The hum returned before the heat did. When I switched on the gallery’s air conditioner for the first time this year, the sound folded itself into the rest of the day—fans from nearby cafés, tires whispering through leftover grit, a radio too faint to identify. Silence had stopped meaning what it used to.

The thermostat blinked, then settled. I opened the front door anyway to let the cool mix with street air. Tourists were already taking photos of the mural on the corner, their voices softened by distance. Across the street, someone tested a pressure washer, its tone rising and falling like an argument losing interest.

Inside, the walls held a mild vibration, the kind you feel more than hear. It reminded me of Munich’s train stations, the constant low resonance that said movement was always happening somewhere, even if you stood still. I wondered if peace was ever quiet, or just organized noise pretending to behave.
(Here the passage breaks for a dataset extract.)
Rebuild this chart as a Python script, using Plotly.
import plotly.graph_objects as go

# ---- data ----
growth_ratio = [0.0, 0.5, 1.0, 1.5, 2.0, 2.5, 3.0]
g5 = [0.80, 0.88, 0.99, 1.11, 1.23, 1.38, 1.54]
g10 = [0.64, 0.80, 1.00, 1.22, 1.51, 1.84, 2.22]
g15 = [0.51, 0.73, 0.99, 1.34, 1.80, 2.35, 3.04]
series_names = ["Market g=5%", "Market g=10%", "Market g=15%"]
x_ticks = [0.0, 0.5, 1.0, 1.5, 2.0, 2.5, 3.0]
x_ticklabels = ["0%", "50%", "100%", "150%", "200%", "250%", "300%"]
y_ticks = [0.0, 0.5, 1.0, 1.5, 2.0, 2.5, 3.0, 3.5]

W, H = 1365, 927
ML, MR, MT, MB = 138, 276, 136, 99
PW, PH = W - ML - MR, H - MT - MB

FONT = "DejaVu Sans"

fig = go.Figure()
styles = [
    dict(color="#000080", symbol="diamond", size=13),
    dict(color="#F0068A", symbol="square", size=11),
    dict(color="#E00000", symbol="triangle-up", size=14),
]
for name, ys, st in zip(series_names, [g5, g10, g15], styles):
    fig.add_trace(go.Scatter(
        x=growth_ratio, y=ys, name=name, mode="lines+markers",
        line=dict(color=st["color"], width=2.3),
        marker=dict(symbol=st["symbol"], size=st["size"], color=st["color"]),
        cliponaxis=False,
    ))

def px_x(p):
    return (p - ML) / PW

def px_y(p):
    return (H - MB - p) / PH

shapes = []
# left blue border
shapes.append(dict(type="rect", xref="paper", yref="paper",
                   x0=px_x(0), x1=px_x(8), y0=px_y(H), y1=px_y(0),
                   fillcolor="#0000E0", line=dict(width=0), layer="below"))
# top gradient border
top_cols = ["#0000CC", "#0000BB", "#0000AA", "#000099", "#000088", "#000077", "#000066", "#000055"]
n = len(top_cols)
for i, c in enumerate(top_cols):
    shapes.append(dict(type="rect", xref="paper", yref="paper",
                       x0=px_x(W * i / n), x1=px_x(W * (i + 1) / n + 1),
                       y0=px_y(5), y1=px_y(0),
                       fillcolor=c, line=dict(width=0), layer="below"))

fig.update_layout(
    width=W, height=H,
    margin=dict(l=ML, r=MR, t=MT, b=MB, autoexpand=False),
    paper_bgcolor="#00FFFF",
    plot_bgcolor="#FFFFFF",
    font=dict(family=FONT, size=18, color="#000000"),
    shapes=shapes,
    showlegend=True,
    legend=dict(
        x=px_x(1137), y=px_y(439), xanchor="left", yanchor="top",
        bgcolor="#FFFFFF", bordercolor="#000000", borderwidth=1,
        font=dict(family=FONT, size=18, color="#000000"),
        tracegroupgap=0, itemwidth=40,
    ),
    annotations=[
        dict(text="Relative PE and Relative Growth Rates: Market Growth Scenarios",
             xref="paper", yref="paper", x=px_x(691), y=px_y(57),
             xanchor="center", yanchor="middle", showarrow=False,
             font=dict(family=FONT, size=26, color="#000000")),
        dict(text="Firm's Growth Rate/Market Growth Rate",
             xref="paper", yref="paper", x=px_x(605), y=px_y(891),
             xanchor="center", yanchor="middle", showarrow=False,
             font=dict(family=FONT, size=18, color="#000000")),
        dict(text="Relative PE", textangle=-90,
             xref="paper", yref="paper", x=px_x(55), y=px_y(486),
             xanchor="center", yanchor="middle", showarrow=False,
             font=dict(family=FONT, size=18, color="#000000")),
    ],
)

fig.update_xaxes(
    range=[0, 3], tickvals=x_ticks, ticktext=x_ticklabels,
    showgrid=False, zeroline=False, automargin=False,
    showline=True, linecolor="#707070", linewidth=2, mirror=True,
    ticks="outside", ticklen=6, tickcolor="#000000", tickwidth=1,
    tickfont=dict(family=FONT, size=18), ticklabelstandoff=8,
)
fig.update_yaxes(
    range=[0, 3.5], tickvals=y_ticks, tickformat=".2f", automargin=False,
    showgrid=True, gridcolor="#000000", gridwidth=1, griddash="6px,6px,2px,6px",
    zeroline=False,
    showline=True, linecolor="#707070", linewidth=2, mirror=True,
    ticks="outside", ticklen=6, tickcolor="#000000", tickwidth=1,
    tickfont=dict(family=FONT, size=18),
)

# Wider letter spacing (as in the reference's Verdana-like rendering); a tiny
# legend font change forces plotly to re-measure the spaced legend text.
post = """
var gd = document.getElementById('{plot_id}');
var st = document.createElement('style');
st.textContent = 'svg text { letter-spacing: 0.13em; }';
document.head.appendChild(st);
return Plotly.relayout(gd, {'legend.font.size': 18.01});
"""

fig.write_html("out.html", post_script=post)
At noon I sat by the window with coffee and muted the phone when a news alert came through—another statement, another denial, another familiar arrangement of words that added up to static. Outside, the wind shifted, carrying the scent of thawed soil and detergent.

By the end of the day the hum had become background again. The gallery lights clicked off, and the silence that followed sounded slightly artificial, like a pause written into a song that no one finishes anymore. I locked up and stepped outside, listening to the compressors hum through the alley. The air was cool, ordinary, full of quiet things pretending to last.